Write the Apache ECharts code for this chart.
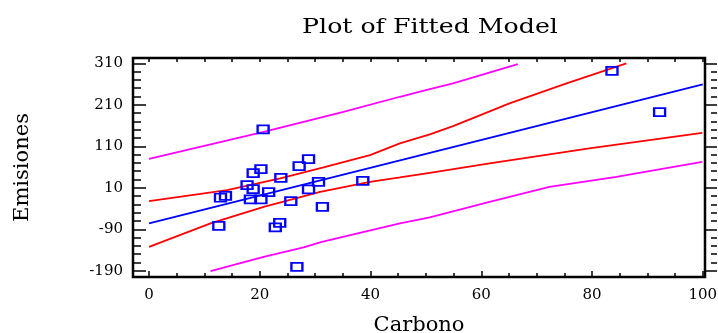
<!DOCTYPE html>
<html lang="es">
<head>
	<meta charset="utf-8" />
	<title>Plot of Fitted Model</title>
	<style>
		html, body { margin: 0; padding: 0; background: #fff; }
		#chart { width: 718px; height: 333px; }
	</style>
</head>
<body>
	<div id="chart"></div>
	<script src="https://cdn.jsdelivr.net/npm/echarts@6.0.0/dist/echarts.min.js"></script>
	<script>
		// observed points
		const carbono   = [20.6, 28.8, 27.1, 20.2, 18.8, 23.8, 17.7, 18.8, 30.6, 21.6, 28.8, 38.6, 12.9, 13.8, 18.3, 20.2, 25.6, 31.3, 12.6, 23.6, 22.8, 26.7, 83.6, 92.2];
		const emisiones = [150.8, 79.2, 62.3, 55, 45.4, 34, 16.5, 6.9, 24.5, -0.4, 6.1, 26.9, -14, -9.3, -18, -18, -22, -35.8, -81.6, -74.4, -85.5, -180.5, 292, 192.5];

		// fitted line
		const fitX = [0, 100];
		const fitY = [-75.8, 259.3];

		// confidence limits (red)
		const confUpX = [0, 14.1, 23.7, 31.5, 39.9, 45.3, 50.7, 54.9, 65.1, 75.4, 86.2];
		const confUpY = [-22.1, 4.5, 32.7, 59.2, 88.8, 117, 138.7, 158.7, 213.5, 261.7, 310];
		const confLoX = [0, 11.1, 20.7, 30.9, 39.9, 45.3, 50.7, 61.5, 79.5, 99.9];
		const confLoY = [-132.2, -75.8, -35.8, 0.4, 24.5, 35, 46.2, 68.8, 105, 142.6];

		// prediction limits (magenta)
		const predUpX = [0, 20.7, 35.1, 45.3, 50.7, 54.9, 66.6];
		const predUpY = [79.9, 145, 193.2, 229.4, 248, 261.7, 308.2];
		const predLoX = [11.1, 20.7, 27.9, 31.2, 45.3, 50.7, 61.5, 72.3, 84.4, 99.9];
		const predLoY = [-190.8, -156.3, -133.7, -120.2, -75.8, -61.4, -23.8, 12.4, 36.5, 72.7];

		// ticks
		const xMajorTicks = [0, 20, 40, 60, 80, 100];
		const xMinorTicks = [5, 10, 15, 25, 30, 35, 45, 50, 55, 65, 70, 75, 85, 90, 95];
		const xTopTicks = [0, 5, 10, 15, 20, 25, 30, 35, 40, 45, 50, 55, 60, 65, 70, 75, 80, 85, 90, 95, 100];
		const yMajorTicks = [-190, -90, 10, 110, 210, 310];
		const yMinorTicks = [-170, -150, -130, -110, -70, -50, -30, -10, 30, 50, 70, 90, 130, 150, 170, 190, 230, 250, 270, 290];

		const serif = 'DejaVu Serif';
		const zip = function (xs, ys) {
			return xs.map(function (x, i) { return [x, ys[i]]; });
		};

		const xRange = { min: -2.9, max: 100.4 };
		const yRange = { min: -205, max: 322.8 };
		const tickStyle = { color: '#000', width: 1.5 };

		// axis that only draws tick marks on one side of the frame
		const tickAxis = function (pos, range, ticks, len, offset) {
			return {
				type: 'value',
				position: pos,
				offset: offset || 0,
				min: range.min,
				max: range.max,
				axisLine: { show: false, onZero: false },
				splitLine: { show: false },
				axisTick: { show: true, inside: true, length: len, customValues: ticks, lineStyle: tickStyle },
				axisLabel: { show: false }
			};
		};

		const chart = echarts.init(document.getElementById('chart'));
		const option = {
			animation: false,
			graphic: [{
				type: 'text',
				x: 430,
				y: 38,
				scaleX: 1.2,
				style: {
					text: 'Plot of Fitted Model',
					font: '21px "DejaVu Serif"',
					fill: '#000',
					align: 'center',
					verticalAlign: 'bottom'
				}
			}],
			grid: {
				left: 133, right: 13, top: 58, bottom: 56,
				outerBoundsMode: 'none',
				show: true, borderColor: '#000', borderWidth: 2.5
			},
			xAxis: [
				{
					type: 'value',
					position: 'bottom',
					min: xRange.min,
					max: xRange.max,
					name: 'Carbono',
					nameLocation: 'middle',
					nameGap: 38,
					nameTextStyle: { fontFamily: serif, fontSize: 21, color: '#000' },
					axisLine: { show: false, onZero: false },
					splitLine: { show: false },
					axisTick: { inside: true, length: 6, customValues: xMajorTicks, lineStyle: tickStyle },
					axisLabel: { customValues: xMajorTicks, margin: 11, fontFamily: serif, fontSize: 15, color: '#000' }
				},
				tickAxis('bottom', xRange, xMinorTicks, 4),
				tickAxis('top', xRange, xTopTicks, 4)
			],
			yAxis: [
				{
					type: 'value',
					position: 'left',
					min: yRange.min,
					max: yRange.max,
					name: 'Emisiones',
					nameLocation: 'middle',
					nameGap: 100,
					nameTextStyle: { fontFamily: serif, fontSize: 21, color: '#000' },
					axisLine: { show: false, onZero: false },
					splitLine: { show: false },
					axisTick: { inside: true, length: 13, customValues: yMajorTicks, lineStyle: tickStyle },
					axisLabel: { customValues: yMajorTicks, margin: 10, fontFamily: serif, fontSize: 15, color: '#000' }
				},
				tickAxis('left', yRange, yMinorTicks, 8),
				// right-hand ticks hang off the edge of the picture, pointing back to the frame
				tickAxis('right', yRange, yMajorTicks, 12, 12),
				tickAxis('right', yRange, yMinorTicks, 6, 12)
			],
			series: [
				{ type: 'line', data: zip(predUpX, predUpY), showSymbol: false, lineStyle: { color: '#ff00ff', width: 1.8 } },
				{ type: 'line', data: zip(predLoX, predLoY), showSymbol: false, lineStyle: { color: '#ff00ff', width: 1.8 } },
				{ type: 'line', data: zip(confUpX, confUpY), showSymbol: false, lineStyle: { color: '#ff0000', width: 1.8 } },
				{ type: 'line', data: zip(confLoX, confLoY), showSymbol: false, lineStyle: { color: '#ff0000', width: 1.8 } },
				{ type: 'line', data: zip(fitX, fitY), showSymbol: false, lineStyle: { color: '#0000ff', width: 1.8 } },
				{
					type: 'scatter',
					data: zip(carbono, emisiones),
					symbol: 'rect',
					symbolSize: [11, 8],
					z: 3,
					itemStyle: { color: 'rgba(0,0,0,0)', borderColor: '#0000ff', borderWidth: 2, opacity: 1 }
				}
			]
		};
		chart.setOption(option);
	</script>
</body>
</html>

...

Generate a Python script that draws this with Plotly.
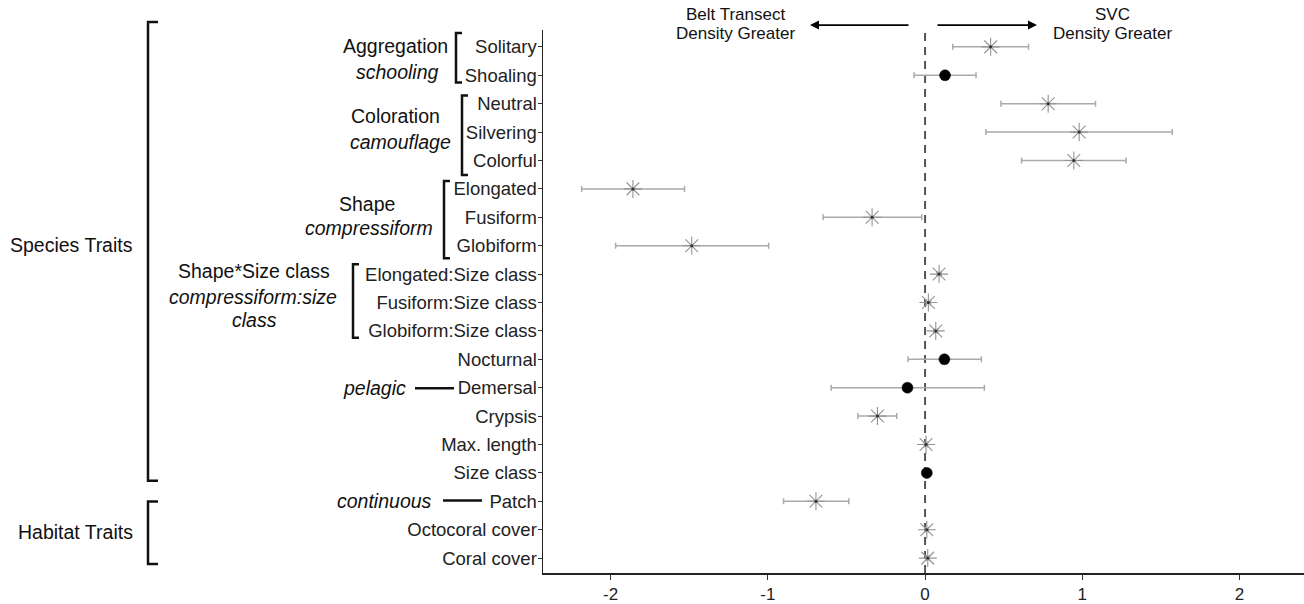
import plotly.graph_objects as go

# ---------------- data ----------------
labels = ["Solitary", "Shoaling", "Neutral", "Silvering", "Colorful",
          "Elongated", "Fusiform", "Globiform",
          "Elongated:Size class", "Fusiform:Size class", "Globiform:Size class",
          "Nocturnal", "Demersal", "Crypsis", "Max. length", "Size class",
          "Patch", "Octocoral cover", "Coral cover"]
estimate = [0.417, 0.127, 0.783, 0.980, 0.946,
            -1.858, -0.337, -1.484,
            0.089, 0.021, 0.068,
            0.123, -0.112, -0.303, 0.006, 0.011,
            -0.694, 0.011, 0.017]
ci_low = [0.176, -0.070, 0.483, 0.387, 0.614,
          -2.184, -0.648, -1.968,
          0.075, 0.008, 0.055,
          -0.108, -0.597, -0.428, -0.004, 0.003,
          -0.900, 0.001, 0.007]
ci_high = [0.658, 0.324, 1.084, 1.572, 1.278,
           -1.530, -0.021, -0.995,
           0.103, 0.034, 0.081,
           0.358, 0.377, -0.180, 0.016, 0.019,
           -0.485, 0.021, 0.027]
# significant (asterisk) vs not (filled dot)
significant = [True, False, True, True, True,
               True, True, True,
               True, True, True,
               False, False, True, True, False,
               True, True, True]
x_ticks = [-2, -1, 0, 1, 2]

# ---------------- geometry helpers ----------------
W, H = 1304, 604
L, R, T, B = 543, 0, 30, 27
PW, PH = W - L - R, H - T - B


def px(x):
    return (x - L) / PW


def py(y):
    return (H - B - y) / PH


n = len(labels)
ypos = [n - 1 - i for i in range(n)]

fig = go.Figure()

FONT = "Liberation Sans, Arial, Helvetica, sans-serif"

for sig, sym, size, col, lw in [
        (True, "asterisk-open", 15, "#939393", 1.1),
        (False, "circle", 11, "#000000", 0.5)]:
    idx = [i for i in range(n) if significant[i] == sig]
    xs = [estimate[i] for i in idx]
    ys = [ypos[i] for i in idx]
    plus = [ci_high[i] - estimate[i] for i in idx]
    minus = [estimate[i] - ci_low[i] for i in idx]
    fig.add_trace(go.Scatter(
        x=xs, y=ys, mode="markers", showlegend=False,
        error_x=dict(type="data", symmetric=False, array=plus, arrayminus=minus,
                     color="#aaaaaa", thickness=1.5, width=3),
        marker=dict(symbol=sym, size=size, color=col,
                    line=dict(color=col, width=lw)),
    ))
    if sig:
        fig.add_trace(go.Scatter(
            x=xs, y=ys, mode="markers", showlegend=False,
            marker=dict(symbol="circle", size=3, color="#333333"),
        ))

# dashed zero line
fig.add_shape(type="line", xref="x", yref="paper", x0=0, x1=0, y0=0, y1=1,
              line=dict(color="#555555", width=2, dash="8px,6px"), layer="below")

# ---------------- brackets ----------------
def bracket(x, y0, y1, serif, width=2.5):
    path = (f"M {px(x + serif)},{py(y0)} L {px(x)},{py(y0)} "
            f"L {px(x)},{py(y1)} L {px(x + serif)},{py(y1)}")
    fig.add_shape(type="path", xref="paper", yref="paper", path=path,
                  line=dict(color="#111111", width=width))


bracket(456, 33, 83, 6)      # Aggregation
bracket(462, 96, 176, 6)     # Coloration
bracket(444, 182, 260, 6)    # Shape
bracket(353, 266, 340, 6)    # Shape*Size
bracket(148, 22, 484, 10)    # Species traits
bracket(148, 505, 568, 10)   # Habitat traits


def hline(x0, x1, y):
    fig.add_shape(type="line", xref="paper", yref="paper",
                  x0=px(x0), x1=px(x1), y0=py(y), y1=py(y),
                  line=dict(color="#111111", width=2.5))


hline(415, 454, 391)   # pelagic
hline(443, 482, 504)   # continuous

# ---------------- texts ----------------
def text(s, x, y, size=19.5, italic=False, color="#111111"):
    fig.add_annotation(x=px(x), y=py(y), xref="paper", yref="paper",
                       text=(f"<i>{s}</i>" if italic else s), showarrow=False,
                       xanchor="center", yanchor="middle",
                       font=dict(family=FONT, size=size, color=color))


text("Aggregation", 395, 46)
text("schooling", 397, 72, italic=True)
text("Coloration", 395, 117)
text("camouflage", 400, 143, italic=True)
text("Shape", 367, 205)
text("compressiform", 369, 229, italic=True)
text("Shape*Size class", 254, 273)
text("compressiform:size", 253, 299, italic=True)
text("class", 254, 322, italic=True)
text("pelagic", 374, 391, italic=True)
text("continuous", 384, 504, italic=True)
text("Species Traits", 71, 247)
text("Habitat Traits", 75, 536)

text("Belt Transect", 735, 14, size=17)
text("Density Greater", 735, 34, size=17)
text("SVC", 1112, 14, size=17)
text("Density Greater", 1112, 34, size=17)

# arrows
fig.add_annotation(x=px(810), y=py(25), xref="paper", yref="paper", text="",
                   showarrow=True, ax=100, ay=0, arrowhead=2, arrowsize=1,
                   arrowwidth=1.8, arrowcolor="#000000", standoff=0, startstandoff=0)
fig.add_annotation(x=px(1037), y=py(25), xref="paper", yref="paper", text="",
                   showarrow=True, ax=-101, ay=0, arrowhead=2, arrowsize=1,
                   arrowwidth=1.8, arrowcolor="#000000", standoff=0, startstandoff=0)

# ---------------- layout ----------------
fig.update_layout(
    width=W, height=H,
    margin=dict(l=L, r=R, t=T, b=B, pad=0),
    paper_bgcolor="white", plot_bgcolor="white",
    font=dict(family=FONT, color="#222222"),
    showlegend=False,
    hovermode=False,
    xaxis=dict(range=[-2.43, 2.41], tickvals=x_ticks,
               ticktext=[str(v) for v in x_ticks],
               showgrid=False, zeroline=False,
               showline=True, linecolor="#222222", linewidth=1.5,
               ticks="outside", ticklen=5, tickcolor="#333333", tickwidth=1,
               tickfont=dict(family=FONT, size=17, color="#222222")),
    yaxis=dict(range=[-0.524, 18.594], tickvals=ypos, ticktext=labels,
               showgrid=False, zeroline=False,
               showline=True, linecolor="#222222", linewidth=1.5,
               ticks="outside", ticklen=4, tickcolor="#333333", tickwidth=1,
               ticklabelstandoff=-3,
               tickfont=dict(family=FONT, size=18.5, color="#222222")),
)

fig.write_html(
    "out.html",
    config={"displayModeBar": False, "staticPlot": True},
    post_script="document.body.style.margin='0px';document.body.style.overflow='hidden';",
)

■ Your task ■
Do not copy any pictures. Retype exactly the stretch from the line with "Write the Apache ECharts code for this chart." through the line with "12.4, 36.5, 72.7];".

■ Full answer ■
Write the Apache ECharts code for this chart.
<!DOCTYPE html>
<html lang="es">
<head>
	<meta charset="utf-8" />
	<title>Plot of Fitted Model</title>
	<style>
		html, body { margin: 0; padding: 0; background: #fff; }
		#chart { width: 718px; height: 333px; }
	</style>
</head>
<body>
	<div id="chart"></div>
	<script src="https://cdn.jsdelivr.net/npm/echarts@6.0.0/dist/echarts.min.js"></script>
	<script>
		// observed points
		const carbono   = [20.6, 28.8, 27.1, 20.2, 18.8, 23.8, 17.7, 18.8, 30.6, 21.6, 28.8, 38.6, 12.9, 13.8, 18.3, 20.2, 25.6, 31.3, 12.6, 23.6, 22.8, 26.7, 83.6, 92.2];
		const emisiones = [150.8, 79.2, 62.3, 55, 45.4, 34, 16.5, 6.9, 24.5, -0.4, 6.1, 26.9, -14, -9.3, -18, -18, -22, -35.8, -81.6, -74.4, -85.5, -180.5, 292, 192.5];

		// fitted line
		const fitX = [0, 100];
		const fitY = [-75.8, 259.3];

		// confidence limits (red)
		const confUpX = [0, 14.1, 23.7, 31.5, 39.9, 45.3, 50.7, 54.9, 65.1, 75.4, 86.2];
		const confUpY = [-22.1, 4.5, 32.7, 59.2, 88.8, 117, 138.7, 158.7, 213.5, 261.7, 310];
		const confLoX = [0, 11.1, 20.7, 30.9, 39.9, 45.3, 50.7, 61.5, 79.5, 99.9];
		const confLoY = [-132.2, -75.8, -35.8, 0.4, 24.5, 35, 46.2, 68.8, 105, 142.6];

		// prediction limits (magenta)
		const predUpX = [0, 20.7, 35.1, 45.3, 50.7, 54.9, 66.6];
		const predUpY = [79.9, 145, 193.2, 229.4, 248, 261.7, 308.2];
		const predLoX = [11.1, 20.7, 27.9, 31.2, 45.3, 50.7, 61.5, 72.3, 84.4, 99.9];
		const predLoY = [-190.8, -156.3, -133.7, -120.2, -75.8, -61.4, -23.8, 12.4, 36.5, 72.7];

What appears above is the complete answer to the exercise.